I ordered a side of the Buffalo Kickers. They're a little nugget of white meat coated in a buffalo style sauce. You dip them in ranch dressing and eat in one or two bites. Not too shabby. I'd go so far as to say they were good. The ranch dressing portion is scientifically measured to give you exactly the right amount of sauce if you use the dip and coat method. I had trace amounts left over for pizza dipping. If you're a ranch enthusiast, I would suggest ordering an extra side. The hot sauce was not very hot and tasted like crap.


The Intangibles

I ordered online, found their interface easy enough to navigate, and was impressed with their delivery tracker system. Nice little gimmick, but it has a practical purpose. It shows you when the pizza is going into the oven, when it leaves the store, when it's in transit. Unfortunately I was unable to really use it because the driver came with the pizza 15 minutes after I ordered. A pretty good problem to have on my end.


The Aftermath


Shortly after eating the pizza, I started to feel the effects of garlic powder overdose.

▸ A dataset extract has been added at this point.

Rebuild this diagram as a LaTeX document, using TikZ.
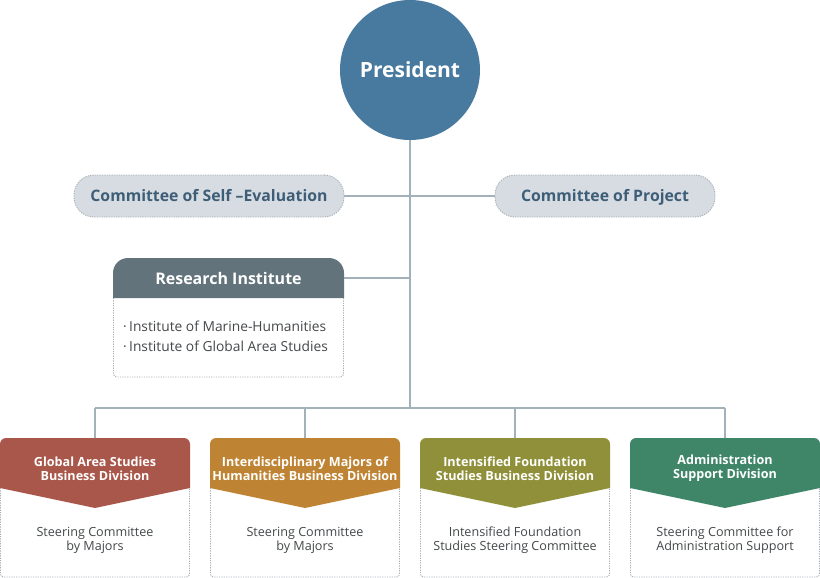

I had burps developing deep inside me that could clear a room with their odor. I was out with friends and had to turn my head and burp, blowing it into the air away from the crowd. I'm sure some unlucky passerbys caught a whiff or two, probably causing some watery eyes. My gas was a little more active than usual, with a bouquet that registered my recent food consumption. Day one I had the kickers in the mix, and that definitely created a little more gastrointestinal activity. Day two was just pizza, so the flatulence was less of a factor. My stool was a little soft but regular.


The Price

Reasonable. I used a door hanger coupon and ordered 2 10'' pizzas for ten bucks. The kickers were $5.99. There was a delivery charge, which I was surprised and disappointed by, two dollars I think. I would be sure to check for online coupons before ordering.

The Verdict

All in all, not a horrible experience. They set the bar so low with their old recipe that anything would be an improvement. I'd say they took their pizza up from a D to a C+. Better than the stuff they sell at the public pool snack bar, worse than almost any mom and pop. A serviceable, convenient option in a crowded landscape of chain pizza. Domino's is no longer just a punchline. My guess is that once the promotions die down about the new pizza, they will trim the amount of sauce. It will help the bigger picture but not change my grade.